I was immensely tempted by Torrid’s 50% off sale since it’s the best discount they offer and it only happens a few times each year. But I didn’t actually need or even strongly want anything on their site, so I added items to my cart and just let them sit there, occasionally looking at them throughout the day and to see if I wanted them more or less as time passed. It helped to show them to my husband for a second opinion. Was I seeing these items through sale-colored glasses?
I’m not sure if there’s a phrase for products & services seeming more desirable when they’re discounted. The sparkle of the sale! I’m thinking of calling it the Deal Dazzle.

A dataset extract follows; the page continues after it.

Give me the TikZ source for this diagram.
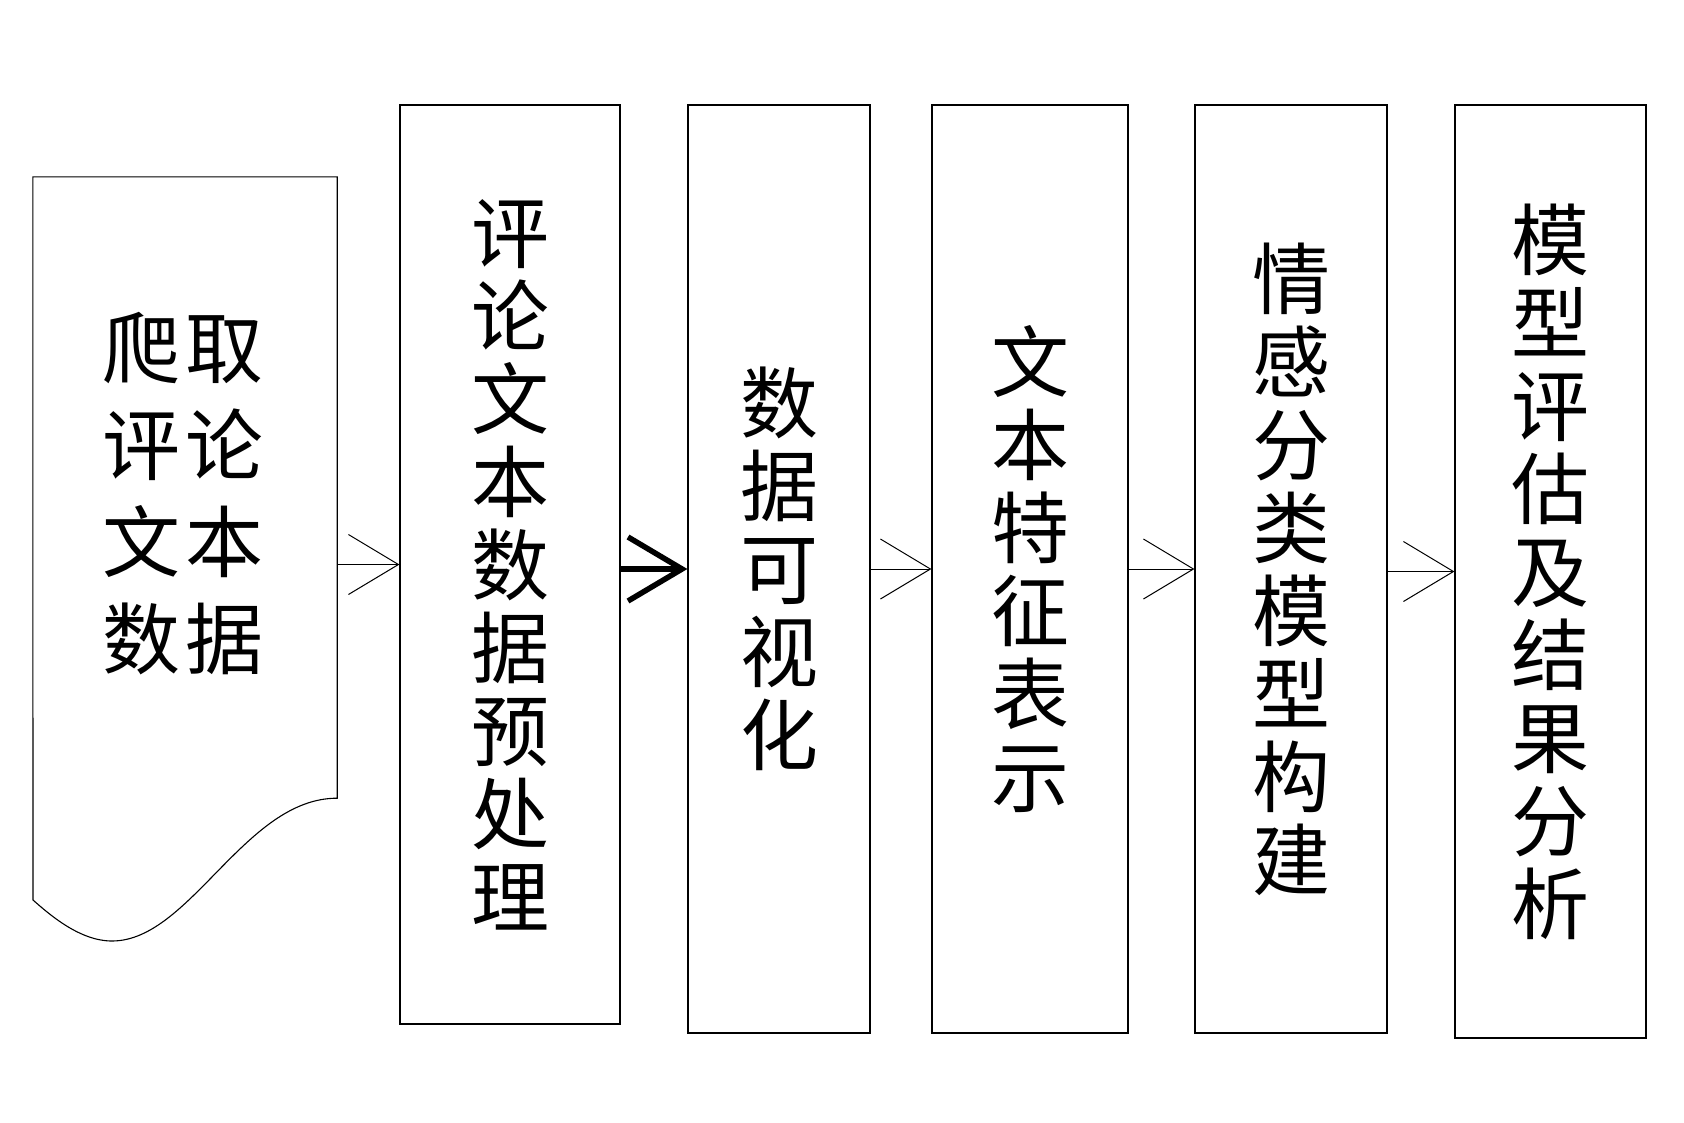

Obligatory educational morsel: A lesser known attribute of hoarding is excessive acquisition. Some (not all) hoarders compulsively acquire possessions. Some may not be able to pass up free items. Others may be drawn into the sticky web of “the good deal.” And still others feel compelled to buy something as soon as it catches their attention because now they need it. These groups can overlap. While I might struggle to pass up free items, it’s the ones on sale that make my chest tight at the thought of never being able to buy this item for such a low price ever again in my life. And if it’s something cute that I know is only available for a limited time? It’s a sweet release of tension when I click that Buy button. Things are good again. Well, for about thirty seconds until the financial guilt kicks in.